クレバスとクレバスの間がブリッチ上になり上部につながっているように見える。幅1mほど、なぞるように回り込む。しかし、ブリッチは途中で切れてしまった。高さ1m、階段状になっていた。すぐにザイルを出し小野さんに確保してもらう。

「他に道はない、前に行くしかない」そう思いながら僅かにつながっている場所を選び足場を固め静かに越える。越えながら足元を見る。ジョーズの口を思い出す・・・。

クレバスを越えた所で一息つく。時計は10時を回っていた。日がだいぶ高くなっていたことに気がつく。上部への道を探る。左に行こうか、まっすぐジャンクションピーク(J・P)に行くか協議する。協議の結果、J・Pに行くことにする。

上部の傾斜は70°近い状態であった。J・Pから50mほどの残地フィクスが下がっていた。帰りに懸垂用として利用できそうなので末端と中間をスノーバーで固定する。

稜線への抜け口はハングしていたが何とか越える。J・Pに10時50分着。BCと交信し今後の行動を協議する。

隊長よりJ・Pに午後5時に戻れる範囲で了解してもらう。上部への行動時間は午後3時を目処とする。

最低鞍部(6320m)に午前11時30分着。橋本さんは体調が思わしくないので、ここに残ると言う。私は、無線機・カメラ・旗・ピッケルを持ち頂上に向かう。

午前11時40分、出発。小野さんは既に出発し、50m先にいる。10分ほどで小野さんに追いつく。

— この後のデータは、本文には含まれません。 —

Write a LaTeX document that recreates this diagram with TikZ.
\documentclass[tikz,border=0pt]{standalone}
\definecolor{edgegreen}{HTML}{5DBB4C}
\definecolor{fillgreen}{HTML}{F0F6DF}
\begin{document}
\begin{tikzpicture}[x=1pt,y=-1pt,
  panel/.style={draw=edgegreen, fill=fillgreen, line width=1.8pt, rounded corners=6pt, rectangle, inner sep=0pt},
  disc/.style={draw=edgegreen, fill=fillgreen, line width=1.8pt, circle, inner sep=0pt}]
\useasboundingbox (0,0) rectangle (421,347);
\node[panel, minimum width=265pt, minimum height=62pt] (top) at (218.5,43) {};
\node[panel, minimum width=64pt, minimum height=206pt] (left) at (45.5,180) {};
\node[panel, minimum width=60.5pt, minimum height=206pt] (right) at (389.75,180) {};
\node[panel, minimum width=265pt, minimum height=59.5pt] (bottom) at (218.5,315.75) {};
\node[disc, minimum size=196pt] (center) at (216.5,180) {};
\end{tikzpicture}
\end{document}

天気がとてもいい。風もなくなり最高のコンデションとなる。1時間ほど歩き、見上げると頂上らしきものが見える。BCと交信する。

しかし、おかしいと思った。高度差600mもあるのだから、最低鞍部から1時間で頂上に着くはずがない。案の定にせピークであった。頂上へは、まだ200m以上ある。斜面も急となり70°を越えていると思われる。

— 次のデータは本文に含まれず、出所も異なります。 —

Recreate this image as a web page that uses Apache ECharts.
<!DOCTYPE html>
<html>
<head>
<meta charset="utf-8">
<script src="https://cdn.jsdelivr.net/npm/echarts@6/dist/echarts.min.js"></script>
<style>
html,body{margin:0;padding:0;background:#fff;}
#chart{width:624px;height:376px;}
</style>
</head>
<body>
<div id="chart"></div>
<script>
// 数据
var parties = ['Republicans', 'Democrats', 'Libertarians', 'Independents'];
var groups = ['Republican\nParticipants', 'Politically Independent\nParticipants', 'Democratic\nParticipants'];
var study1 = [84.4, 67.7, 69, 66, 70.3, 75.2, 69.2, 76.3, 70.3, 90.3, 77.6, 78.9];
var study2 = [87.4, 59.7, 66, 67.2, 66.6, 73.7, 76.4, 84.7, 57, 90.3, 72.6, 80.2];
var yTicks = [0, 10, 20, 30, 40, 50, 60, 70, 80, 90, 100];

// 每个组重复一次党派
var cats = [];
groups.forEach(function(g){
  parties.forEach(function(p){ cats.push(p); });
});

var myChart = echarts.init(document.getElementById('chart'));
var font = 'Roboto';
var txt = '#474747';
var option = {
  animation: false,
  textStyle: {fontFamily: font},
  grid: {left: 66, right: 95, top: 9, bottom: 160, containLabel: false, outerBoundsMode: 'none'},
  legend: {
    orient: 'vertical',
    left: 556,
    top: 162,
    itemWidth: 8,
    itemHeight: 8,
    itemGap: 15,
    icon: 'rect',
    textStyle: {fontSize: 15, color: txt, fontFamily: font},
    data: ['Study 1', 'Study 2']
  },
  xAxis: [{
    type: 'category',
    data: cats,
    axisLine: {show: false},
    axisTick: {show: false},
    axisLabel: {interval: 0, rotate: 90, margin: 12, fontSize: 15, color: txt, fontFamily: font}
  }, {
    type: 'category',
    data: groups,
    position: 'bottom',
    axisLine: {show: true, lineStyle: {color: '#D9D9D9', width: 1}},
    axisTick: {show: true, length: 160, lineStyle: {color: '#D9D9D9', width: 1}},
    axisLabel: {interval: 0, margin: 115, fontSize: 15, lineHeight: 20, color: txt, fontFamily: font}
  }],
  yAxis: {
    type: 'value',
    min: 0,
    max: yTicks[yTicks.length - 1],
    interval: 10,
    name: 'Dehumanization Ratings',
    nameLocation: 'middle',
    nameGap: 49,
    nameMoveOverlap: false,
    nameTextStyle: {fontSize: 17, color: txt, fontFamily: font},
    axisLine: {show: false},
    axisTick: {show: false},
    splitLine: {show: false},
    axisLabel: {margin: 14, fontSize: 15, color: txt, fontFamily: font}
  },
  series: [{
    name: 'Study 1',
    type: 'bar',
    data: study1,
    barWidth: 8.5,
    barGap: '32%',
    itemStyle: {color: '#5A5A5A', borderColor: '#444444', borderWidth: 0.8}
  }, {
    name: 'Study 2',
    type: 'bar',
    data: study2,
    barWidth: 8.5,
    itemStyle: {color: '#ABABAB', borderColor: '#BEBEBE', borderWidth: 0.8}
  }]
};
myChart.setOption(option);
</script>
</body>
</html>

急斜面となり、すぐクレバスが出てくる。真ん中がブリッチ状になっていたので、そこを登る。

頂上まで後30分と思われたが、20cmほどのラッセルで1時間以上かかる。

「登頂、午後2時14分」

最低鞍部から高度差600mを2時間半で登る。登頂の記念写真を亡き友人の写真と共に撮り、帰路につく。

1時間ほどで橋本さんと合流する。J・Pに午後4時45分着。予定通りであった。J・Pからは残地フィックスを使い懸垂下降。

ジョーズの口は、手前にスノーバーを打ち込みロープで懸垂下降する。後は急斜面を黙々と下降した。

フランス隊のC1上部にキッンボーイのマンバトルが迎えに来ていた。マンバトルが持ってきたスープをごちそうになる。「ありがとう、マンちゃん」と何度も声が出た。

フランス隊のC1を過ぎた所からヘッドランプを出す。C1へ下降中、BCから明かりが見える。

C1に午後6時30分着。

行動時間12時間20分。急に疲れが出てきた。テントに入りBCと交信したあと、私と小野さんはゼリー少しとお茶のみでシュラフにもぐる。

「熊さん登ったよ」ひとり言を言い、登頂できたことに、ようやく思いがつのる・・・。10月5日、BCへ降りながらダウラギリ1峰のことが頭に浮かぶ。

「よし、次は8000mだ!」

BCでは、みんなが待っていた。近くに来ると、妙に恥ずかしくなる。自分の思いを殺し、握手をする。登頂できて良かった。そう思えた一瞬であった。

「ありがとう、ありがとう」何度も心の中で叫んでいた。